Why do we marry, asks Elizabeth Gilbert in her recently released memoir, Committed. She explores marriage as a means of protection and survival or as an expression of class and rank in certain cultures. She discusses romantic love and the absence of it in certain marriages. And she documents her own path to re-marriage, a journey fueled by a complication in her husband’s status as a foreign visitor to the United States. She comes to terms with rituals and the need for formality, the permanence of a publicly made and witnessed promise. She rises to the final conclusion that I could have told her simply and from the start: we marry because it feels good to be loved and we want that love recognized. Yes, we can reap the benefits one receives as a married couple in society. And of course, if one has children, the bonds of marriage become the walls of the house in which those children are raised. But the best answer to this question of why do we choose a life partner has to be what I learned from Mark Twain’s The Diaries of Adam and Eve. Adam says, finally and after much frustration with the creature called Eve, that life is better outside the garden of paradise with her, than inside the beautiful garden without her.

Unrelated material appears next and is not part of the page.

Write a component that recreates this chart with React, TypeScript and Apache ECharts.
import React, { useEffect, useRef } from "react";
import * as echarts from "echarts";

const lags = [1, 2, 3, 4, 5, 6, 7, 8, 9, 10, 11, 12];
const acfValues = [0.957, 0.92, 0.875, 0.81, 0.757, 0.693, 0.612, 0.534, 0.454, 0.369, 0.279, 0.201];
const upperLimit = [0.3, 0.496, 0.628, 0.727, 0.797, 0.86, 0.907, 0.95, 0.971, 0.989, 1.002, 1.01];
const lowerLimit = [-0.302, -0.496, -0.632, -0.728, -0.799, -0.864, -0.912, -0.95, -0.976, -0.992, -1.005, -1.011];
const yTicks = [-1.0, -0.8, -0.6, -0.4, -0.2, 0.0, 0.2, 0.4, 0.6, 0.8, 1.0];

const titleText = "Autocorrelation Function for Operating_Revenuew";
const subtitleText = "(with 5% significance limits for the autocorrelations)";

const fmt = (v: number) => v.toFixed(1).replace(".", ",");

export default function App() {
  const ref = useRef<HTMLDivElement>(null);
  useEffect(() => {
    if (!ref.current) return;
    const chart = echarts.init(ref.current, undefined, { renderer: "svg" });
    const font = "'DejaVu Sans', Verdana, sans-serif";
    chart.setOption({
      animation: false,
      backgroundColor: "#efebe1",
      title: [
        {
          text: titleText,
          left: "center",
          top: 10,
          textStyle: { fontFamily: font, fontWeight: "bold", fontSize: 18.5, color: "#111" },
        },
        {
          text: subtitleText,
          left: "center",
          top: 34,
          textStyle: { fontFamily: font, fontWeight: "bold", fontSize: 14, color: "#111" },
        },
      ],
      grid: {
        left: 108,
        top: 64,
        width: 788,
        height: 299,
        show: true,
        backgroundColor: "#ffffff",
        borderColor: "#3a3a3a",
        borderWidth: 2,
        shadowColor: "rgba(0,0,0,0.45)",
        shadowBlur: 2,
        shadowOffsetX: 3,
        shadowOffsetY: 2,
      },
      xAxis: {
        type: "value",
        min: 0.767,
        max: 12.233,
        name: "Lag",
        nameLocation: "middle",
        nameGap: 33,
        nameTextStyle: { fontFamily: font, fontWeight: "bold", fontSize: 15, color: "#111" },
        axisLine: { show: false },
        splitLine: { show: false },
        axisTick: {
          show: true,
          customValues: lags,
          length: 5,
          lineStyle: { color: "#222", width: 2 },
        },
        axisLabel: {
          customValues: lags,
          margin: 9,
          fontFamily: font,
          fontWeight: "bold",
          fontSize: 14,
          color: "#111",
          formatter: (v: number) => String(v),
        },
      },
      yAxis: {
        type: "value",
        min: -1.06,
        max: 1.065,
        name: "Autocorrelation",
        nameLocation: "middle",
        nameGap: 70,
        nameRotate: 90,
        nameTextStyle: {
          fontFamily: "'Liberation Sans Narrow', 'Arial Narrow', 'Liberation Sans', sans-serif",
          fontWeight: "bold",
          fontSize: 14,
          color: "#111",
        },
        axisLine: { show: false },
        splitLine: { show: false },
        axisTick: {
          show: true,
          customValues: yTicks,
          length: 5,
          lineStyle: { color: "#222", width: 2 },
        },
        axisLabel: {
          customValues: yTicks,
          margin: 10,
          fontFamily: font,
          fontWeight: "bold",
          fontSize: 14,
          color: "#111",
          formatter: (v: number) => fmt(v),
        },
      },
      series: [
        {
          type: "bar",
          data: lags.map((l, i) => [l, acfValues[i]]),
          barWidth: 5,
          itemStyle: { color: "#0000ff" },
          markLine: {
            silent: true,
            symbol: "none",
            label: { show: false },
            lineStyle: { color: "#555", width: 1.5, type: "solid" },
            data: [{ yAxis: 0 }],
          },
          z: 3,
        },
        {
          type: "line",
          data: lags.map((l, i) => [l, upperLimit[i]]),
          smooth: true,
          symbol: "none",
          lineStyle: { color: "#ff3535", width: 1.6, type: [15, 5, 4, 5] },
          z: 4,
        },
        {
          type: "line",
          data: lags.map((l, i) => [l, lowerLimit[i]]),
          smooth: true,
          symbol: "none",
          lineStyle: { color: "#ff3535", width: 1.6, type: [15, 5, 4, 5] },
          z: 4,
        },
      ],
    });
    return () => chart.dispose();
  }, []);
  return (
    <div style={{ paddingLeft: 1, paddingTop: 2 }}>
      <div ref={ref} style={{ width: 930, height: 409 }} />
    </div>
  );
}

I heard Twain’s above line at a theater production, a series of vignettes about love. Selected readings from Diaries bonded together each scene with comedic and finally the dramatic reality that love can end when life does. Sitting in the darkened theater, my husband’s profile lit with the jewel-toned lights cast from the stage, I was caught in a moment of tearfulness. Our marriage, still new and flecked with moments of hardship, is the relationship I choose because life with him is far better than living without him.

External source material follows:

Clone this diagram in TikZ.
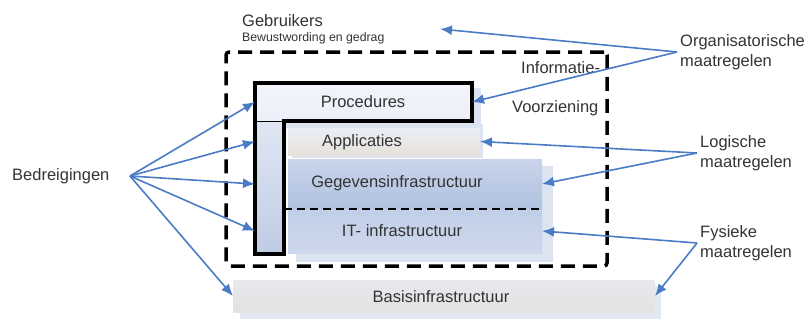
\documentclass[tikz,border=0pt]{standalone}
\usepackage{fontspec}
\setmainfont{Liberation Sans}
\usetikzlibrary{arrows.meta,calc}

\definecolor{arrowblue}{HTML}{4A7CC6}
\definecolor{txt}{HTML}{333333}
\definecolor{haze}{HTML}{DCE4F1}

\begin{document}
\begin{tikzpicture}[x=1pt,y=-1pt,
  lbl/.style={font=\fontsize{16.5}{20}\selectfont, text=txt, inner sep=0pt},
  small/.style={font=\fontsize{12.3}{14}\selectfont, text=txt, inner sep=0pt},
  side/.style={lbl, align=left, inner xsep=3pt, inner ysep=0pt, anchor=west},
  panel/.style={draw=none, inner sep=0pt, outer sep=0pt, anchor=north west},
  threat/.style={draw=arrowblue, line width=1.6pt, -{Latex[length=12pt,width=10pt]}},
]
\useasboundingbox (0,0) rectangle (810,322);

% soft shadows behind the layers
\fill[haze] (262,88) rectangle (481,128);
\fill[haze] (292,124) rectangle (483,158);
\fill[haze] (296,166) rectangle (553,262);
\fill[haze!80] (240,286) rectangle (661,319);

% layers
\node[panel, minimum width=217pt, minimum height=38pt,
      top color=white!60!haze, bottom color=haze!95!blue!40!white] (proc) at (255,83) {};
\node[panel, minimum width=192pt, minimum height=27pt,
      top color=haze!60!white, bottom color={rgb,255:red,230;green,226;blue,217}] (appl) at (288,128) {};
\node[panel, minimum width=254pt, minimum height=50pt,
      top color={rgb,255:red,200;green,212;blue,234}, bottom color={rgb,255:red,176;green,194;blue,224}] (gegev) at (288,159) {};
\node[panel, minimum width=254pt, minimum height=44pt,
      top color={rgb,255:red,192;green,206;blue,231}, bottom color={rgb,255:red,206;green,216;blue,236}] (it) at (288,209) {};
\node[panel, minimum width=29pt, minimum height=133pt,
      top color={rgb,255:red,224;green,231;blue,243}, bottom color={rgb,255:red,190;green,204;blue,228}] (lbar) at (255,121) {};
\node[panel, minimum width=422pt, minimum height=32pt,
      top color={rgb,255:red,232;green,233;blue,237}, bottom color={rgb,255:red,226;green,226;blue,226}] (basis) at (233,280) {};

% layer captions
\node[lbl, anchor=base] (tproc) at (363,107) {Procedures};
\node[lbl, anchor=base] (tappl) at (362,146) {Applicaties};
\node[lbl, anchor=base] (tgegev) at (397,187) {Gegevensinfrastructuur};
\node[lbl, anchor=base] (tit) at (402,236) {IT- infrastructuur};
\node[lbl, anchor=base] (tbasis) at (441,302) {Basisinfrastructuur};

% information provision boundary
\node[panel, draw=black, line width=3.5pt, dash pattern=on 14pt off 8pt,
      rounded corners=3pt, minimum width=381pt, minimum height=214pt] (iv) at (226,52) {};
\node[lbl, anchor=base west] (tinfo) at (521,73) {Informatie-};
\node[lbl, anchor=base west] (tvoorz) at (512,112) {Voorziening};

% outline of procedures and its vertical leg
\draw[line width=3.5pt, line join=miter]
  (proc.north west) -- (proc.north east) -- (proc.south east) -- (lbar.north east)
  -- (lbar.south east) -- (lbar.south west) -- cycle;
\draw[line width=0.8pt] (lbar.north west) -- (lbar.north east);
\draw[line width=2pt, dash pattern=on 8pt off 5pt] (lbar.east |- it.north) -- (it.north east);

% users
\node[lbl, anchor=base west] (users) at (242,26) {Gebruikers};
\node[small, anchor=base west] (aware) at (242,41) {Bewustwording en gedrag};
\coordinate (usertip) at (440,29);

% threats
\node[lbl, anchor=base west] (bedr) at (12,180) {Bedreigingen};
\coordinate (bsrc) at (130,176);
\draw[threat] (bsrc) -- (proc.west);
\draw[threat] (bsrc) -- (lbar.west |- appl.center);
\draw[threat] (bsrc) -- (lbar.west |- gegev.center);
\draw[threat] (bsrc) -- (lbar.west |- it.center);
\draw[threat] (bsrc) -- (basis.west);

% measures
\node[side] (org) at (677,52) {Organisatorische\\maatregelen};
\node[side] (log) at (697,153) {Logische\\maatregelen};
\node[side] (fys) at (697,243) {Fysieke\\maatregelen};

\draw[threat] (org.west) -- (usertip);
\draw[threat] (org.west) -- (proc.east);
\draw[threat] (log.west) -- (appl.east);
\draw[threat] (log.west) -- (gegev.east);
\draw[threat] (fys.west) -- (it.east);
\draw[threat] (fys.west) -- (basis.east);
\end{tikzpicture}
\end{document}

Elizabeth Barrett Browning’s own sentiments on love are quoted below as a direct reflection of why I married again despite the challenges of merging two families and any of the general troubles that might plague a marriage:
I love you not only for what you are, but for what I am when I am with you. I love you not only for what you have made of yourself, but for what you are making of me. I love you for the part of me that you bring out.
Interestingly enough, Mrs. Browning married her love despite her controlling father’s objections. Wikipedia mentions that she lived happily ever after, if there is such a thing, especially considering her troubled health. She penned those beautiful words approximately 200 years ago when marriage meant assuming certain domestic roles from which women have found limiting both then and now. I find her choice thrilling and hopeful.